Job
Write out every line below that includes the word "chart".

Task inputs
====
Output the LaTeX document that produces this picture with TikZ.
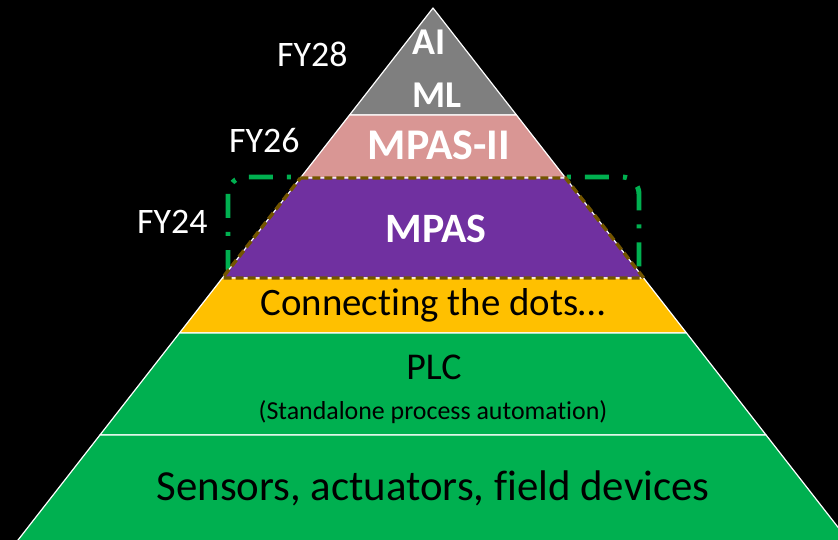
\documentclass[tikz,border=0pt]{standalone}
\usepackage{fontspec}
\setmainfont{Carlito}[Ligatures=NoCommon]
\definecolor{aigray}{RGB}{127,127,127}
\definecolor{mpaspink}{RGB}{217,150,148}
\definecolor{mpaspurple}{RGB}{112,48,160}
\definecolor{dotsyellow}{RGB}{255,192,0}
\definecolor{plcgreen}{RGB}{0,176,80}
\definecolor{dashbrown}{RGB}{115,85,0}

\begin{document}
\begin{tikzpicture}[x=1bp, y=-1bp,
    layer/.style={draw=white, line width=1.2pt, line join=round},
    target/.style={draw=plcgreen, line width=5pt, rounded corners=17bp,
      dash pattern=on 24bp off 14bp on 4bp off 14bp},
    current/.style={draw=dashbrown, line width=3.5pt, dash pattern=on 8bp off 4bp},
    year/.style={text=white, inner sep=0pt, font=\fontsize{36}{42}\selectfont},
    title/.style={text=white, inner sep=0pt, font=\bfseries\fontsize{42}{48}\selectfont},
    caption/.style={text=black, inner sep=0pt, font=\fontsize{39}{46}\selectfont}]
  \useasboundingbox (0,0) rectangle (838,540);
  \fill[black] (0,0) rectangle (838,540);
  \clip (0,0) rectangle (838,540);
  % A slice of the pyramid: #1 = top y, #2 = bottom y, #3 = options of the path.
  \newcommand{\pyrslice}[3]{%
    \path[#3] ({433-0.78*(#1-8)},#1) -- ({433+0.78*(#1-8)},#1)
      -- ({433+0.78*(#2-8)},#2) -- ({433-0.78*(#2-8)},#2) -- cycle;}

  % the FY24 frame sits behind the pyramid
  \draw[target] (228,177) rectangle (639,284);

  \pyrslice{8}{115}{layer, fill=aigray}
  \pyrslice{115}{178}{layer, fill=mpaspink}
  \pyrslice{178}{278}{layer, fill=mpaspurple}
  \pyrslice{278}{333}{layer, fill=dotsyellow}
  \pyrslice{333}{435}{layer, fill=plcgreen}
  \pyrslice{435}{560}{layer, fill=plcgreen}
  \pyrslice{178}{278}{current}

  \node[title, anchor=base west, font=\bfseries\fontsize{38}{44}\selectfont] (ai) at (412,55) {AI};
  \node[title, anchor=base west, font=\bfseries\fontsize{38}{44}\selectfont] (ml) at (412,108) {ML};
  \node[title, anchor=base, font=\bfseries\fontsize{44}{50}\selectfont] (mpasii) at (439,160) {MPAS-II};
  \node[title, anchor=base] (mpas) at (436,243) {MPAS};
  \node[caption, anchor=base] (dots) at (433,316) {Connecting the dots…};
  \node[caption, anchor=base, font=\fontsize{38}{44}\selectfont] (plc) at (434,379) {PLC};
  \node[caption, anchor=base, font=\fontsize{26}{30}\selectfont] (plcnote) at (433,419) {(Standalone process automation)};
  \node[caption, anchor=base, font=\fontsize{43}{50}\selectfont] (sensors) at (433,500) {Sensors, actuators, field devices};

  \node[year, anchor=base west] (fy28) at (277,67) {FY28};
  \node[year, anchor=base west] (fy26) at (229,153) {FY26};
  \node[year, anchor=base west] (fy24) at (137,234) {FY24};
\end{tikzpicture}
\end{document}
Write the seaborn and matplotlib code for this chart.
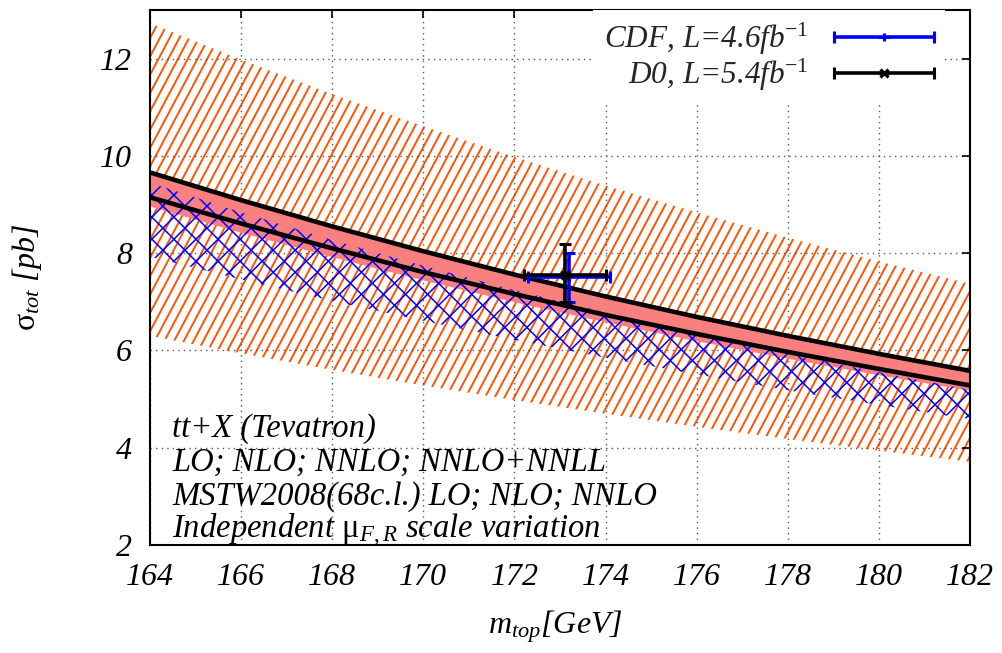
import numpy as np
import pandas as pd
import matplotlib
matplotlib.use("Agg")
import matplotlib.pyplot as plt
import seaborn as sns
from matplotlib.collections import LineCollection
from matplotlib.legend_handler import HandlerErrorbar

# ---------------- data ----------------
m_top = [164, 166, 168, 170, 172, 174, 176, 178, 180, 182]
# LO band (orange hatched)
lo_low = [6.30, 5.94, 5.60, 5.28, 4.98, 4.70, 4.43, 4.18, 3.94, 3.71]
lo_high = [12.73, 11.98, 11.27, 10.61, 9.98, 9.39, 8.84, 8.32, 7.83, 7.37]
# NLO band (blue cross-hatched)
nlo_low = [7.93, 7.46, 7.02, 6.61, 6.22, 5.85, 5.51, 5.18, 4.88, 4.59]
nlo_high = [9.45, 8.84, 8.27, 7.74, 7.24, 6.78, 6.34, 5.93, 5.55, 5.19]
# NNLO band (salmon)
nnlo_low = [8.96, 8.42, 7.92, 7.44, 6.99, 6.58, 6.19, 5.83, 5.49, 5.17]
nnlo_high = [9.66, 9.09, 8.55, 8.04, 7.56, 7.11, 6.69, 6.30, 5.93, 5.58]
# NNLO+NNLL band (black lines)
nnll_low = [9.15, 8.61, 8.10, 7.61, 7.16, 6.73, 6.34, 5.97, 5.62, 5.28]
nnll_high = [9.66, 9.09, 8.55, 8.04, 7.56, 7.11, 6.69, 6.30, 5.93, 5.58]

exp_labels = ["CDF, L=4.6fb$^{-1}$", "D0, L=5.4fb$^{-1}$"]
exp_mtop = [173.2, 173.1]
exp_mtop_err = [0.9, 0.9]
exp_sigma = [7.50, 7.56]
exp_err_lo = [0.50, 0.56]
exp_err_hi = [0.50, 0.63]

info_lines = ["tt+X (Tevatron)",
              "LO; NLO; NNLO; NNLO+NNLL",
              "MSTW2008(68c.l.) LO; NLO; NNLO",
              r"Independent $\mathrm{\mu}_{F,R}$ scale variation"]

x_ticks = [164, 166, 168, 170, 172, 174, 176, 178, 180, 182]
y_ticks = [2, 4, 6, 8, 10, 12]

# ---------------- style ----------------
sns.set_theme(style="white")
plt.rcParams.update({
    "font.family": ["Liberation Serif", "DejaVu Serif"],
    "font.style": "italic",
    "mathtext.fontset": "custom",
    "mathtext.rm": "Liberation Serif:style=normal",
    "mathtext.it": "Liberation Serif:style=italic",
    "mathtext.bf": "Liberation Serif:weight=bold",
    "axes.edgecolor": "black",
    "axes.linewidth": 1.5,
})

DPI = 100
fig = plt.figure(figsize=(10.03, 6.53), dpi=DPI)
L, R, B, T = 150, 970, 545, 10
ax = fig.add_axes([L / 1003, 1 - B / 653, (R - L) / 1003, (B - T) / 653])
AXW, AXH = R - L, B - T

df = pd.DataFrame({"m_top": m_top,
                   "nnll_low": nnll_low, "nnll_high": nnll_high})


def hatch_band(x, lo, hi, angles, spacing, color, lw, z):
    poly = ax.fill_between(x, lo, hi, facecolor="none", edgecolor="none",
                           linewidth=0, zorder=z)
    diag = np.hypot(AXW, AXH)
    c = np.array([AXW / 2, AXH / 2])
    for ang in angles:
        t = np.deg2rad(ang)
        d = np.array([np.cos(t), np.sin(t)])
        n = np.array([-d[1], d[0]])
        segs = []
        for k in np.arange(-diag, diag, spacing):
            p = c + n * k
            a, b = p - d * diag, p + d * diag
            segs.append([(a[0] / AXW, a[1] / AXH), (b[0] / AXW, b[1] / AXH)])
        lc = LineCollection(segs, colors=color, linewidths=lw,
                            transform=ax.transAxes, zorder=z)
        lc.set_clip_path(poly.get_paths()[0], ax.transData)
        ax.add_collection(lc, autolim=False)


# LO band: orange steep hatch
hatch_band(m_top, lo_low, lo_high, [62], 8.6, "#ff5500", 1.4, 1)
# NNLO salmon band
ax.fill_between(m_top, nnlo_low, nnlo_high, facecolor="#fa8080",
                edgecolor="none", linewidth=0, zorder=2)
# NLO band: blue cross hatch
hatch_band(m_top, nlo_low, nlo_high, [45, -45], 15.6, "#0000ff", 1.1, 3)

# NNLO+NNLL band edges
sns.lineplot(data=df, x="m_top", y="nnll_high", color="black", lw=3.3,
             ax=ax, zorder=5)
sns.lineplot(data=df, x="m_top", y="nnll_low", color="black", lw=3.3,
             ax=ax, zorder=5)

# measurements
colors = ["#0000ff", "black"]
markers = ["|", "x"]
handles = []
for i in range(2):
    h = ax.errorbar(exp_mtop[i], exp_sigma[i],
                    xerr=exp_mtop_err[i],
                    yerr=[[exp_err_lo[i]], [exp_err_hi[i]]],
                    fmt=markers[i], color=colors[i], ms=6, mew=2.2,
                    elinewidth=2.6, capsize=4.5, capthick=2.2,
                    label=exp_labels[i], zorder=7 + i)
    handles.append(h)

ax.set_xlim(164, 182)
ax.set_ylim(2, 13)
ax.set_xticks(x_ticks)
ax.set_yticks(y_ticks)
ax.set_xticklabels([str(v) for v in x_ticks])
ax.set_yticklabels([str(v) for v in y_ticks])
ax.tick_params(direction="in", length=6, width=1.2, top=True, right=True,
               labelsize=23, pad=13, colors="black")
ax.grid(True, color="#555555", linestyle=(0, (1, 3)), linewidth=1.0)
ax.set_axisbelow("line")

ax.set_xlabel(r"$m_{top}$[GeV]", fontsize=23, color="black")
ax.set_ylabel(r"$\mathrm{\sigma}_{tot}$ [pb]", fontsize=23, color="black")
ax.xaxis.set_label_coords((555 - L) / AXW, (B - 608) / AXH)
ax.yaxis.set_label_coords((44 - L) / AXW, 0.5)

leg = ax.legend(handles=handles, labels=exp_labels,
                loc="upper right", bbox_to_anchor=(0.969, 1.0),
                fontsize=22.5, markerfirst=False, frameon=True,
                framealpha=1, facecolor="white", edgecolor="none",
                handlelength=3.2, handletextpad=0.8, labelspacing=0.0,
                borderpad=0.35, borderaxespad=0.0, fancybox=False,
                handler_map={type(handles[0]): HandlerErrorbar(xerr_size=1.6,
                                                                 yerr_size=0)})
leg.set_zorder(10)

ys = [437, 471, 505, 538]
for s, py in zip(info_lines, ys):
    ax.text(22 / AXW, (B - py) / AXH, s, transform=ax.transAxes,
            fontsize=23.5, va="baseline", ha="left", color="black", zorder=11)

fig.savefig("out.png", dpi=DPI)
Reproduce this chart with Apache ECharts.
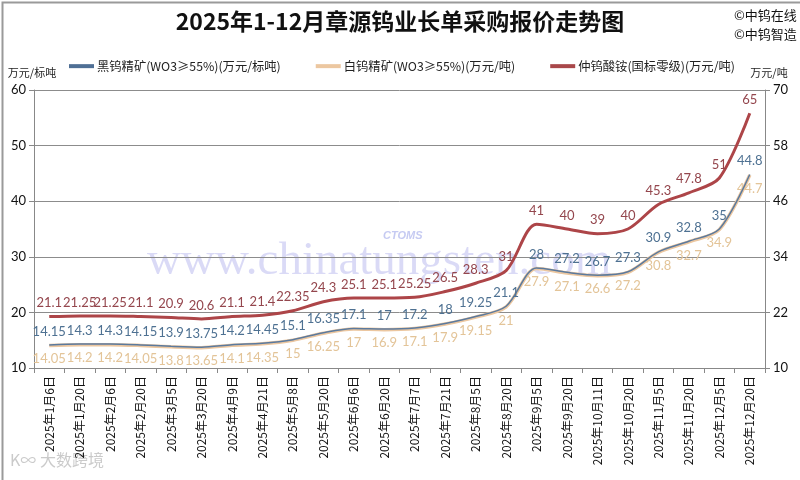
====
Task result
Write the seaborn and matplotlib code for this chart.
Reproduce this chart with Apache ECharts.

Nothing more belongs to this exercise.